É una delle commedie goldoniane meno rappresentate in Italia, ma molto all’estero: “Un curioso accidente”, con la regia di Gabriele Lavia sul palco con Federica Di Martino, andrà in scena alle 21 di oggi e domani, martedì e mercoledì, al Teatro dell’Aquila di Fermo (info: 0734284295). Tornerà poi al Teatro della Fortuna di Fano (info 0721800750) venerdì e sabato alle ore 21 e domenica alle 17.

Gabriele Lavia, come mai ha scelto questa commedia di Goldoni?

«Non la fa nessuno, non so il perché, eppure è una grande commedia. Devo dire che è stato piacevole farla, perché ho ritrovato Goldoni; sa che noia se avessi fatto la solita “Locandiera”, o altre più rappresentate? Si svolge in Olanda, con uno strano incontro tra la personalità femminile e il periodo storico dell’illuminismo. La protagonista prende coscienza della sua figura e credo proprio che in Italia allora non poteva essere rappresentata». 

Si sente, le piace molto…

«É bellissima e notevole non solo per l’intreccio comico, di cui Goldoni conosce alla perfezione le relative tecniche. Ecco qui Goldoni è stato proprio geniale. Voltaire, con il quale aveva una grande amicizia, lo chiamava il primo illuminista della storia, poi veniva lui, Voltaire».

Qui, Goldoni, provoca quasi un riso amaro?

«La comicità era la sua filosofia, con cui raccontava cose terrificanti (si vedano i “Rusteghi”), lui era così, era proprio questo».

A un certo punto c’è una frase in cui si dice che “il mondo è finito”. Sembra fatta per l’oggi…

«Lo dico io, cioè lo dice il mio personaggio.

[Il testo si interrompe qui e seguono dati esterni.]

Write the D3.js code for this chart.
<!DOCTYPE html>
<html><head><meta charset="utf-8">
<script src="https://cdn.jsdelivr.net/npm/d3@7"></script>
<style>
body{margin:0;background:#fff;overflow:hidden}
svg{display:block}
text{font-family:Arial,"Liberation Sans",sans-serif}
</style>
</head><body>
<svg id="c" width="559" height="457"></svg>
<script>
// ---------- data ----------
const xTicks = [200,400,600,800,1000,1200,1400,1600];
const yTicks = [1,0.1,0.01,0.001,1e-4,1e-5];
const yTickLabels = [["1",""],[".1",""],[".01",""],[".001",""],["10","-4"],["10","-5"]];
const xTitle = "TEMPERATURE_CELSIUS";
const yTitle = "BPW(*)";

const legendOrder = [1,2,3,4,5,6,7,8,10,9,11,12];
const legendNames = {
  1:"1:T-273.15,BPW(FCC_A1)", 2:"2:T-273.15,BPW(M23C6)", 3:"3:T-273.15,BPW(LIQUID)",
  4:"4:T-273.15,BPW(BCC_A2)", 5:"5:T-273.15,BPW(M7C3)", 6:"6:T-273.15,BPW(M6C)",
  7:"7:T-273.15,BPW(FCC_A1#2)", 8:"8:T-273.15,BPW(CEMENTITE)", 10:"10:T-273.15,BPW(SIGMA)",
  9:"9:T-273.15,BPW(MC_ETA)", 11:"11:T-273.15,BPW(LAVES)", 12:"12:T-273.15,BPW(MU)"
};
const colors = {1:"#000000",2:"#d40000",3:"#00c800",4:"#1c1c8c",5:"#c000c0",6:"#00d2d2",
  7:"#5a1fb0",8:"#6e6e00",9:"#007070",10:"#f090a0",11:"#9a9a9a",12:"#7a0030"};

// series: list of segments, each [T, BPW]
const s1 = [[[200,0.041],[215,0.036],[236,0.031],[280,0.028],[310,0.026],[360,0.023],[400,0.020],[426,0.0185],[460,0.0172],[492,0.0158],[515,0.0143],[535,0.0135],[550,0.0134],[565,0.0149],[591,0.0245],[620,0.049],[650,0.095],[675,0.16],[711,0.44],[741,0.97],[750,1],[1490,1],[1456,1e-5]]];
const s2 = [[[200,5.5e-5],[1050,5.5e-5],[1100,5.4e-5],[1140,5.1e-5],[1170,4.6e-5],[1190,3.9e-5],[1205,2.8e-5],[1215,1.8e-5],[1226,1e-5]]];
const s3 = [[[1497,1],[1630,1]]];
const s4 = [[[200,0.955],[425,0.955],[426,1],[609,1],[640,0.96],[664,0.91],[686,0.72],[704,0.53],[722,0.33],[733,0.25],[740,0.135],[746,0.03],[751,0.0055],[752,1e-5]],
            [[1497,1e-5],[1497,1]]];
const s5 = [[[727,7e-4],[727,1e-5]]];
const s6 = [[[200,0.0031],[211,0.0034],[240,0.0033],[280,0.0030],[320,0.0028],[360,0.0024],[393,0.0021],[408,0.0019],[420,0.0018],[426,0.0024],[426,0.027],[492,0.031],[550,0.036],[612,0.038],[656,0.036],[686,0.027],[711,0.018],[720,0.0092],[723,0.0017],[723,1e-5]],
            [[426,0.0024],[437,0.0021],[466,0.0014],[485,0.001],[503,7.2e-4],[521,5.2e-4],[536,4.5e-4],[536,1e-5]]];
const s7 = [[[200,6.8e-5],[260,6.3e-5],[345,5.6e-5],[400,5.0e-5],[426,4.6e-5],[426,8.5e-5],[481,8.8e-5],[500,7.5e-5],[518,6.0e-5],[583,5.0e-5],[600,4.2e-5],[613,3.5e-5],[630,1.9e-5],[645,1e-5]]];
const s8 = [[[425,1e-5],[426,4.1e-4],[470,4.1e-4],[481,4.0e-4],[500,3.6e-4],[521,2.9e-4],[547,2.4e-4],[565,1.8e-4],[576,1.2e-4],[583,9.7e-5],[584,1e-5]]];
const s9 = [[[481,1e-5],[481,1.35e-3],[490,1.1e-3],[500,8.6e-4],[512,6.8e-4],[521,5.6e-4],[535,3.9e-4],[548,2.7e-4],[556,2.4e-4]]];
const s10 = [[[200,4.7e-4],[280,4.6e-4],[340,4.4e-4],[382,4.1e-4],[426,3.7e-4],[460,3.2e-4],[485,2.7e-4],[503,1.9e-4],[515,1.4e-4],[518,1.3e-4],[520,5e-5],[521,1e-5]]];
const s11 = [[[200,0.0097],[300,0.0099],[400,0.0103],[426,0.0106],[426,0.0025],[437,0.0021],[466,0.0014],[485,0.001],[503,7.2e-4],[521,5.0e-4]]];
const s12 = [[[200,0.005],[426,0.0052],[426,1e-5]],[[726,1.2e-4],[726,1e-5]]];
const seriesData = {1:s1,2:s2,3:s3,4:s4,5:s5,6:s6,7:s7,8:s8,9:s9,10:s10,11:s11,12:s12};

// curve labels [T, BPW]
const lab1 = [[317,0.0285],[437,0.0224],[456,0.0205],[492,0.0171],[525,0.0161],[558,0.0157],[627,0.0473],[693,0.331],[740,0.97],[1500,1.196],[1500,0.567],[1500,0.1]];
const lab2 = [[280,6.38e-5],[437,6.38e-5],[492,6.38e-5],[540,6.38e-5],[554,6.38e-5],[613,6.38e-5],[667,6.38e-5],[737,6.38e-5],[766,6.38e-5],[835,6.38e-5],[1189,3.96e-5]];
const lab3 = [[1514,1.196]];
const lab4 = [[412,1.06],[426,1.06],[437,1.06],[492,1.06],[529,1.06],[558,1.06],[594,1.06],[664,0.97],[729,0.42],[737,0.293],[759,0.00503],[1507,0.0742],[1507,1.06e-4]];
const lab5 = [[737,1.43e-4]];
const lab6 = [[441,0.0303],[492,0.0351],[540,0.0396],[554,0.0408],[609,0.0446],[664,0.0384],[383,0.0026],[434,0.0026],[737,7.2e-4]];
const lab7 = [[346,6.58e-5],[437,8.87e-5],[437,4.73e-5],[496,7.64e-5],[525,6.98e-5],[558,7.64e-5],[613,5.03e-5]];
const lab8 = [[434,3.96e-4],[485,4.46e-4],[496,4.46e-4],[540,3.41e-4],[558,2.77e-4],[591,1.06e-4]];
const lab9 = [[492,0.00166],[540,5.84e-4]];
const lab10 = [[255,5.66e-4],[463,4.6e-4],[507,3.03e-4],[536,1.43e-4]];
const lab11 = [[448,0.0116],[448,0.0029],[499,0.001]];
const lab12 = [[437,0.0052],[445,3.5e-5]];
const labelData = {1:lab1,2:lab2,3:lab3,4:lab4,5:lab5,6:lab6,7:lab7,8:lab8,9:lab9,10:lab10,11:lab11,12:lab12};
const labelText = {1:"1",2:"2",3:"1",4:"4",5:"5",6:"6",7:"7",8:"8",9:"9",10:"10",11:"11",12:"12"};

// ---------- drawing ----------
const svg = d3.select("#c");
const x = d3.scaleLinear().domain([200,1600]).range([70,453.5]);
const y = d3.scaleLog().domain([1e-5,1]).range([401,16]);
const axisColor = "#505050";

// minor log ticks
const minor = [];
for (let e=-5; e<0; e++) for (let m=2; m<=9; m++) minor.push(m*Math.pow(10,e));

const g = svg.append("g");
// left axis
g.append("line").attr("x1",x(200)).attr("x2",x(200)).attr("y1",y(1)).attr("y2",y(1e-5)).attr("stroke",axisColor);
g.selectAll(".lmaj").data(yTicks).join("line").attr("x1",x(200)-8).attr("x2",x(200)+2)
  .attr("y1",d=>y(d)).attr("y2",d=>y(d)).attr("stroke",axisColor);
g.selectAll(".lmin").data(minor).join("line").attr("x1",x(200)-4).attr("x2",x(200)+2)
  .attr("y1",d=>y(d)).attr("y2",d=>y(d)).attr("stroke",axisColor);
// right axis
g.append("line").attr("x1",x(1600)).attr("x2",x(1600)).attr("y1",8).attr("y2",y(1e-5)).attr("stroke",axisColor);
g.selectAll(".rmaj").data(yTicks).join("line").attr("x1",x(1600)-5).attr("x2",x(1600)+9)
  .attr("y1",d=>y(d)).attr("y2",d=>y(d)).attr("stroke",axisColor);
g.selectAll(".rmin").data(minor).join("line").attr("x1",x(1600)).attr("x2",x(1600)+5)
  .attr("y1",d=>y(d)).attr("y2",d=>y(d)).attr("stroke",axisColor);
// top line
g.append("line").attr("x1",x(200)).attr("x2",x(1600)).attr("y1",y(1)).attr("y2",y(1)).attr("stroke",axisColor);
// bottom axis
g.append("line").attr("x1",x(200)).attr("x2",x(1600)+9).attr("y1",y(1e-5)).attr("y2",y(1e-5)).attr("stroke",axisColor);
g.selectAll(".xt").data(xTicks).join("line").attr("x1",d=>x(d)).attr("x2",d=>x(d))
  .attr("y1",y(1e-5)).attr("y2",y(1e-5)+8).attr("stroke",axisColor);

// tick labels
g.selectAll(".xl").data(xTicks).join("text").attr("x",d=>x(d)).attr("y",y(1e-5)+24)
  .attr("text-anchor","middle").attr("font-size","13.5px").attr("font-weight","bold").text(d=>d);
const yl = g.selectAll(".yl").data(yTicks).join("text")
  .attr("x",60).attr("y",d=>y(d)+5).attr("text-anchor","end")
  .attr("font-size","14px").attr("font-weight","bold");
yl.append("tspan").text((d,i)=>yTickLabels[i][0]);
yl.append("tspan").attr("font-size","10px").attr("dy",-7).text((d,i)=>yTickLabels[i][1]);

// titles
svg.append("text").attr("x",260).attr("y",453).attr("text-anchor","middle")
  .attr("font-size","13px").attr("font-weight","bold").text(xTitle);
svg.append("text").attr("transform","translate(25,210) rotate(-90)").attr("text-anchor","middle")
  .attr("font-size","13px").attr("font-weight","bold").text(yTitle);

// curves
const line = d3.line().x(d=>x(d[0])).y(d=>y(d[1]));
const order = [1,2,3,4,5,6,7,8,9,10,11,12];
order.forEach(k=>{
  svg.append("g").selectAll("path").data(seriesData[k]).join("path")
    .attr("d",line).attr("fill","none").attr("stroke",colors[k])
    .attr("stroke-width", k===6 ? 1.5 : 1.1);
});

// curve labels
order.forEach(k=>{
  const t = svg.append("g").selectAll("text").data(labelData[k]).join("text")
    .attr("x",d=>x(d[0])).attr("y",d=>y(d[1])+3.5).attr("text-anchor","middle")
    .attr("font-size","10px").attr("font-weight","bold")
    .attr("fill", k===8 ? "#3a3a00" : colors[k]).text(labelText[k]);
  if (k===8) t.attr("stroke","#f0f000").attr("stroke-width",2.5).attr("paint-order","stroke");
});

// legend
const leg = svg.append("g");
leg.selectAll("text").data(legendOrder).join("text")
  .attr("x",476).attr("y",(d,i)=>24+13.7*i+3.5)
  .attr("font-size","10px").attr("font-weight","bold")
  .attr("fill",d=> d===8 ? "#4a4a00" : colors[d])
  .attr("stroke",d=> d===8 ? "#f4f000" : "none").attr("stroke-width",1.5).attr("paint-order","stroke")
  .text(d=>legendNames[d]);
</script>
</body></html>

Il pubblico riceve l’esclamazione, perché la battuta la faccio in fondo a una passerella che sta quasi tra il pubblico, alla fine della sala, ma non è che si rende conto, però, che siamo in un momento storico nel quale non pensavamo di poterci trovare di nuovo. Invece per colpa di alcuni uomini il mondo è dove è ora».

Cos’è per lei il teatro?

«Passione, lavoro, demone, maledizione, si soffre. Non riesci mai a fare come vorresti, una battuta può venire meno bene di come pensavi, le tournée non sono come si vorrebbero, i teatri sono più o meno belli, piccoli o grandi. Ma il teatro dà molto, purché ci siano registi e attori che abbiano voglia davvero di farlo. E non è detto che quello vero piace di più di quello falso, altrimenti (anche in tv) non si vedrebbero certe cose».

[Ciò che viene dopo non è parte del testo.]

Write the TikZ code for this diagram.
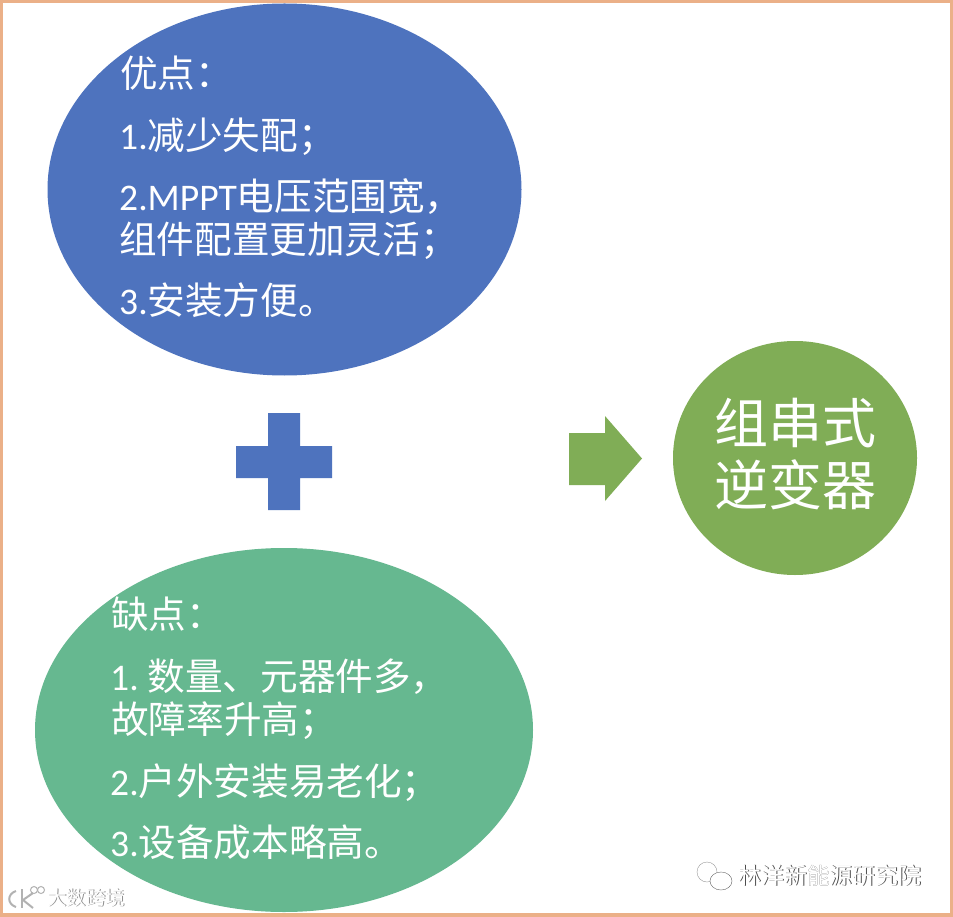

Lei ha lavorato con tanti registi, ma qual è quello che, soprattutto agli inizi, le ha dato di più?

«Sono due. Orazio Costa e Giorgio Strehler, i due più grandi. Cosa mi hanno dato? Semplice, tutto! Devo tutto a loro, ho avuto la fortuna di incontrarli e avevo con loro un rapporto speciale, loro mi stimavano».

Il teatro sembra in crisi, può sopravvivere?

«Il teatro non morirà mai. Esiste da migliaia di anni. Le prime testimonianze risalgono al IV-V secolo, ma il teatro non è quello delle grandi strutture architettoniche in marmo. C’era anche prima, con gente attorno al fuoco, magari seduta per terra o su legno. Si raccontavano e si ascoltavano storie».

Il teatro non morirà ma il pubblico ci sarà sempre?

«Sarà sempre di più a teatro, è il cinema a essere morto. E dire che prima ai miei tempi io ci andavo quando saltavo la scuola».